Toghe in agitazione
Separazione delle carriere, il sistema “PM-centrico” che la magistratura non vuole mollare
L’approvazione in terza lettura della riforma dell’ordinamento giudiziario è ovviamente una buona notizia per chi attende da essa l’allineamento dell’Italia a tutte le più importanti democrazie occidentali. Gli avversari di questa riforma sono abili nel caricarla di significati ideologici che, semplicemente, non le appartengono. Sono piuttosto loro che dovrebbero spiegare ai cittadini la ragione per la quale l’Italia dovrebbe rimanere pressoché l’unico Paese del mondo democratico con un processo penale di tipo accusatorio e un ordinamento giudiziario a carriere unificate.

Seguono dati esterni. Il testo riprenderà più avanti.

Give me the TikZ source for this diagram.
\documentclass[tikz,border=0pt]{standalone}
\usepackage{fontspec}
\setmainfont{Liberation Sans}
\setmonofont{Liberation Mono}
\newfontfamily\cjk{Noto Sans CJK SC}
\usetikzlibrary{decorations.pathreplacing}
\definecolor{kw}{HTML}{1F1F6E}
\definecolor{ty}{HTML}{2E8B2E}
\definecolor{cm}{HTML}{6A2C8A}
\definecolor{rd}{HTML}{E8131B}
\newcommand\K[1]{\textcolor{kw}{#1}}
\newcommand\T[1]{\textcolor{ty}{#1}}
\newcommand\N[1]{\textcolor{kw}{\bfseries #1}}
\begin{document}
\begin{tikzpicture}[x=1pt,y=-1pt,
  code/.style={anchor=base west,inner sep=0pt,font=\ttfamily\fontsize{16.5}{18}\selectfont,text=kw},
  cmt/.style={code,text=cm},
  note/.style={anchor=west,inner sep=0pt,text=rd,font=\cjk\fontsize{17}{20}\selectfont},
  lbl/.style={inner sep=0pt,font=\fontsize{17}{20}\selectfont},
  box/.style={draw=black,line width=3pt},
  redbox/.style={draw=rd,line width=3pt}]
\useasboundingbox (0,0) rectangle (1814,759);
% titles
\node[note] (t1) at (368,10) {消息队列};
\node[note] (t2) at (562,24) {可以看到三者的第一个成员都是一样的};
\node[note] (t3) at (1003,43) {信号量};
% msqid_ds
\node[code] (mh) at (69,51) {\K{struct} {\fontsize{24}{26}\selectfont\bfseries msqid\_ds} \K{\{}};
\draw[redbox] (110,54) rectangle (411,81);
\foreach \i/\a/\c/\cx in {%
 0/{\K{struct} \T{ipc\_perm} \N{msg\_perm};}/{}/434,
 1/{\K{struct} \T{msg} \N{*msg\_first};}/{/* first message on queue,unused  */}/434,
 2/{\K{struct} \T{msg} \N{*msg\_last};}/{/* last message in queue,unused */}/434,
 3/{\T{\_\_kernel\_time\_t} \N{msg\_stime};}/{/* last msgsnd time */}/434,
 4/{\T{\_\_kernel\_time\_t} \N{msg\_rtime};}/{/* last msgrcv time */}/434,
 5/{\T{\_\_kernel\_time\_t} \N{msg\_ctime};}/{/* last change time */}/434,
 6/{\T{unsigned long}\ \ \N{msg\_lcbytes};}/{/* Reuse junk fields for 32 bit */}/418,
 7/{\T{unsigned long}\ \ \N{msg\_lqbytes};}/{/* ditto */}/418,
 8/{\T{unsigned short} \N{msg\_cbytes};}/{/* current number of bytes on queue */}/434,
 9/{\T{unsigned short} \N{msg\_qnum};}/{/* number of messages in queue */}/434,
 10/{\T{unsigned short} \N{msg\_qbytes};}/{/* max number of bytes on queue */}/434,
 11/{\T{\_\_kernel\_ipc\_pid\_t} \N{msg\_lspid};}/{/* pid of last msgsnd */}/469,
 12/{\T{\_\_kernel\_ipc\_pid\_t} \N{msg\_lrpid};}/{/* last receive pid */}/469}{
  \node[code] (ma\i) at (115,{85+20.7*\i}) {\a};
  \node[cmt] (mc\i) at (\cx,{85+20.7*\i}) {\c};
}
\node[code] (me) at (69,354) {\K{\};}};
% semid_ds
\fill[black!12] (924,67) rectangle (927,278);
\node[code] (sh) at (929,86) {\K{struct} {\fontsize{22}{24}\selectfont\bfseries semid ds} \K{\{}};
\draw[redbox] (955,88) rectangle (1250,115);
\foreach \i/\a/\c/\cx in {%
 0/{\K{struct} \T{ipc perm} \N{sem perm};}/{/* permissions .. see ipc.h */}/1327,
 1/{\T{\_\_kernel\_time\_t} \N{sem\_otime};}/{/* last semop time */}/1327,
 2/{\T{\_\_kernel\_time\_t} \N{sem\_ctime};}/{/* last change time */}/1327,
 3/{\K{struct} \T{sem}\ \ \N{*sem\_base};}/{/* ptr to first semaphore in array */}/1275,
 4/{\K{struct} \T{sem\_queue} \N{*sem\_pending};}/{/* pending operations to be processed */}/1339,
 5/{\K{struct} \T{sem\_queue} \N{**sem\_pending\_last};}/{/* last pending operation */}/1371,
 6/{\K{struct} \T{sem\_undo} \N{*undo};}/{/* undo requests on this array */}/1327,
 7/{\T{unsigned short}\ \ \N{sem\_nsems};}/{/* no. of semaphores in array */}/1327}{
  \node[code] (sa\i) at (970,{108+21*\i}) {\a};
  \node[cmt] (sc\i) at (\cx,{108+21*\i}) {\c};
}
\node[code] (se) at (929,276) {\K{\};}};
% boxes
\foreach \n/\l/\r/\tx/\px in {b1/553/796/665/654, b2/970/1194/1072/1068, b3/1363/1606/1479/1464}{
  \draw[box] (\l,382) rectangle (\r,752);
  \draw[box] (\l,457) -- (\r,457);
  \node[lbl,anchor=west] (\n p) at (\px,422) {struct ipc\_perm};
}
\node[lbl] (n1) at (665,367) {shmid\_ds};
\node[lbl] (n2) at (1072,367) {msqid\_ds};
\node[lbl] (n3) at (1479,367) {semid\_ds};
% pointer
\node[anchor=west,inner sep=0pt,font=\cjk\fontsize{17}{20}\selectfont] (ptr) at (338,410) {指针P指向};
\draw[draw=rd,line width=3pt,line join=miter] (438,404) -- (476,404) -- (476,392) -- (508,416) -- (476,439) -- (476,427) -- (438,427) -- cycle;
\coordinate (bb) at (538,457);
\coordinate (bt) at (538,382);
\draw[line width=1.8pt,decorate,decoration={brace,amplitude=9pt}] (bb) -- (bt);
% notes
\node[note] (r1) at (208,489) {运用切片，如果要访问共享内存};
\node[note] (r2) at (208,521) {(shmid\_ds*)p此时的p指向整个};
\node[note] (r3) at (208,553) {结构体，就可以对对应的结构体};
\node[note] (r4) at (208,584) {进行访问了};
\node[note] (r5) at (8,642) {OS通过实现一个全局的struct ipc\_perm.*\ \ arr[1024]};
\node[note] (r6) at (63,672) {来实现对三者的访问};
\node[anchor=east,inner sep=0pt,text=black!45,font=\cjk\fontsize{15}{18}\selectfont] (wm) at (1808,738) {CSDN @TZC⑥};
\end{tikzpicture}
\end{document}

Siamo nella mesta compagnia di Romania, Turchia e Bulgaria; perché la Francia ha sì le carriere unificate, ma in perfetta coerenza con il suo sistema processuale di tipo inquisitorio: l’eccezione che conferma la regola.
La cultura inquisitoria
Processo inquisitorio come era il nostro, d’altronde, quando fu scritta la Costituzione, che per conseguenza immaginò le carriere unificate di giudici e pubblici ministeri. Per l’ANM e l’intero fronte del NO, la Costituzione è ferma al 1945, mentre la riforma dell’art. 111 – con l’affermazione del giusto processo, appunto di rito accusatorio – sembra non riguardarli. Di qui l’ossessiva ripetizione di un altro sproposito, e cioè che questa riforma sarebbe un “attentato alla Costituzione”; e ciò per la semplice ragione che la magistratura italiana ha subìto la riforma dell’art. 111 come un oltraggio, rispetto al quale operano dunque una vera e propria rimozione freudiana. E perché questo? Ma è molto semplice. La magistratura italiana, in netta prevalenza, coltiva una cultura inquisitoria; quella per la quale la prova si forma nella fase delle indagini, con il solo vaglio da parte di quella figura ibrida che era il giudice istruttore, senza soverchie, fastidiose interlocuzioni del difensore. Chiuse le indagini, il grosso è fatto, mentre al dibattimento è riservato un compito residuale e limitato di verifica del buon lavoro fatto dagli inquirenti.
Un sistema pm-centrico
Non è certo un caso, d’altronde, che la magistratura italiana sia rappresentata associativamente, culturalmente e mediaticamente dalla figura del PM, non certo da quella del giudice. È dunque un solido assetto culturale e di potere, questo “PM-centrico” e non “Giudice-centrico”, che la magistratura italiana – o per meglio dire, la sua rappresentanza politica e associativa – non vuole mollare; ecco perché strepita – mentendo – di attentato all’indipendenza del PM. In realtà, la riforma afferma solennemente l’indipendenza del PM “da ogni altro potere” (art. 104 Cost), e loro lo sanno bene. Ma con questo ossessivo allarme, il fronte del NO mostra in realtà di cogliere ciò che la riforma certamente ha come obiettivo: porre fine a quell’assetto di potere, riequilibrando il peso specifico della magistratura inquirente rispetto al potere (e dunque alla “indipendenza interna”) della magistratura giudicante. Noi non vogliamo altro che il cittadino sia garantito nei suoi diritti da un giudice più forte; da un giudice certamente indipendente dalla politica, non meno però che indipendente dalle Procure della Repubblica.